In a letter to the party's elected officials, Åkesson declared that "from now on there is zero tolerance and the work to clean up in the ranks is given the highest priority".

Åkesson has decided to act to law down the law in the party after a continuous stream of controversial comments by local politicians within the party since the 2008 election.

Among the comments which have gained attention include racism and homophobia, and that there should be a "bounty" placed on the head of the prime minister.

In his letter, Åkesson calls on all those who feel targeted to resign their posts and leave the party without delay.

"This would save us a great deal of work. Those who decide to stay on anyway will soon be subject to disciplinary proceedings and expulsion," he wrote.

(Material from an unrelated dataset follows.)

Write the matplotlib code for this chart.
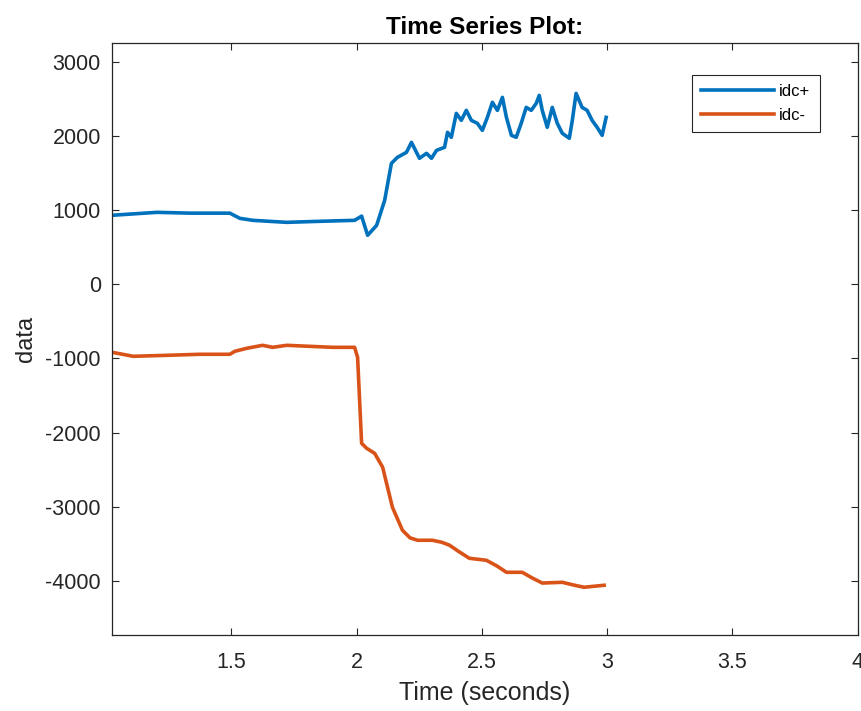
import matplotlib.pyplot as plt
from matplotlib.ticker import FixedLocator

plt.rcParams['font.family'] = ['Liberation Sans', 'DejaVu Sans']
plt.rcParams['axes.unicode_minus'] = False

# idc+ (blue) readings
t_pos = [1.024, 1.108, 1.203, 1.335, 1.494, 1.534, 1.586, 1.721, 1.853, 1.992,
         2.020, 2.044, 2.080, 2.112, 2.139, 2.163, 2.199, 2.219, 2.251, 2.279,
         2.299, 2.319, 2.351, 2.363, 2.378, 2.398, 2.418, 2.438, 2.458, 2.482,
         2.502, 2.522, 2.542, 2.562, 2.582, 2.598, 2.618, 2.637, 2.657, 2.677,
         2.697, 2.717, 2.729, 2.741, 2.761, 2.781, 2.801, 2.821, 2.849, 2.861,
         2.876, 2.900, 2.920, 2.940, 2.960, 2.980, 2.996]
idc_pos = [931, 950, 971, 960, 960, 890, 863, 836, 850, 863,
           920, 661, 796, 1133, 1632, 1713, 1780, 1915, 1700, 1767,
           1700, 1807, 1848, 2050, 1983, 2306, 2212, 2347, 2212, 2172,
           2077, 2252, 2455, 2347, 2522, 2252, 2010, 1983, 2172, 2387,
           2347, 2441, 2549, 2347, 2118, 2387, 2172, 2037, 1970, 2212,
           2576, 2387, 2347, 2212, 2118, 2010, 2252]

# idc- (orange) readings
t_neg = [1.024, 1.108, 1.243, 1.375, 1.494, 1.514, 1.562, 1.625, 1.665, 1.721,
         1.904, 1.992, 2.004, 2.020, 2.040, 2.072, 2.104, 2.143, 2.183, 2.213,
         2.243, 2.303, 2.340, 2.371, 2.410, 2.450, 2.518, 2.560, 2.598, 2.661,
         2.700, 2.741, 2.821, 2.870, 2.908, 2.988]
idc_neg = [-917, -971, -958, -944, -944, -904, -863, -823, -850, -823,
           -850, -850, -985, -2145, -2212, -2280, -2468, -3008, -3318, -3420,
           -3453, -3453, -3480, -3520, -3610, -3696, -3723, -3800, -3885, -3885,
           -3960, -4030, -4020, -4060, -4087, -4060]

x_ticks = [1.5, 2, 2.5, 3, 3.5, 4]
x_labels = ['1.5', '2', '2.5', '3', '3.5', '4']
y_ticks = [-4000, -3000, -2000, -1000, 0, 1000, 2000, 3000]

fig = plt.figure(figsize=(8.62, 7.11), dpi=100)
ax = fig.add_axes([0.130, 0.107, 0.865, 0.833])

ax.plot(t_pos, idc_pos, color='#0072BD', linewidth=2.6, label='idc+')
ax.plot(t_neg, idc_neg, color='#D95319', linewidth=2.6, label='idc-')

ax.set_xlim(1.024, 4)
ax.set_ylim(-4730, 3260)
ax.xaxis.set_major_locator(FixedLocator(x_ticks))
ax.yaxis.set_major_locator(FixedLocator(y_ticks))
ax.set_xticklabels(x_labels)

ax.tick_params(direction='in', length=5, width=0.8, top=True, right=True,
               labelsize=15.5, colors='#262626')
ax.tick_params(axis='x', pad=12)
ax.tick_params(axis='y', pad=8)
for s in ax.spines.values():
    s.set_color('#262626')
    s.set_linewidth(0.9)

ax.set_title('Time Series Plot:', fontsize=17.5, fontweight='bold', pad=6)
ax.set_xlabel('Time (seconds)', fontsize=18, color='#262626', labelpad=6)
ax.set_ylabel('data', fontsize=17, color='#262626', labelpad=6)

leg = ax.legend(loc='upper right', bbox_to_anchor=(0.949, 0.946), fontsize=12,
                handlelength=4.4, fancybox=False, framealpha=1, edgecolor='#262626',
                borderpad=0.55, labelspacing=0.55, handletextpad=0.3, borderaxespad=0)
leg.get_frame().set_linewidth(0.8)

fig.savefig('out.png', dpi=100, facecolor='white')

Jimmie Åkesson explained the timing of the letter in that something had to be done to curb the stream of controversy, saying that the number of incidents "are quite simply too many".

He explained that the problem has arisen because the party has experienced such rapid growth and has thus attracted unsuitable people and caused problems for the party's progress.

"For us this is absolutely crucial. The lack of credibility has held us back before. Many lack confidence in our party because of individual examples such as these."

Åkesson underlined in his letter that there is no place within the party for "extremists, racists, dogmatists or others with a personal need for political or private excesses".

"We will not accept any deviation in any form. We might have been a little too naive and kind," Åkesson said.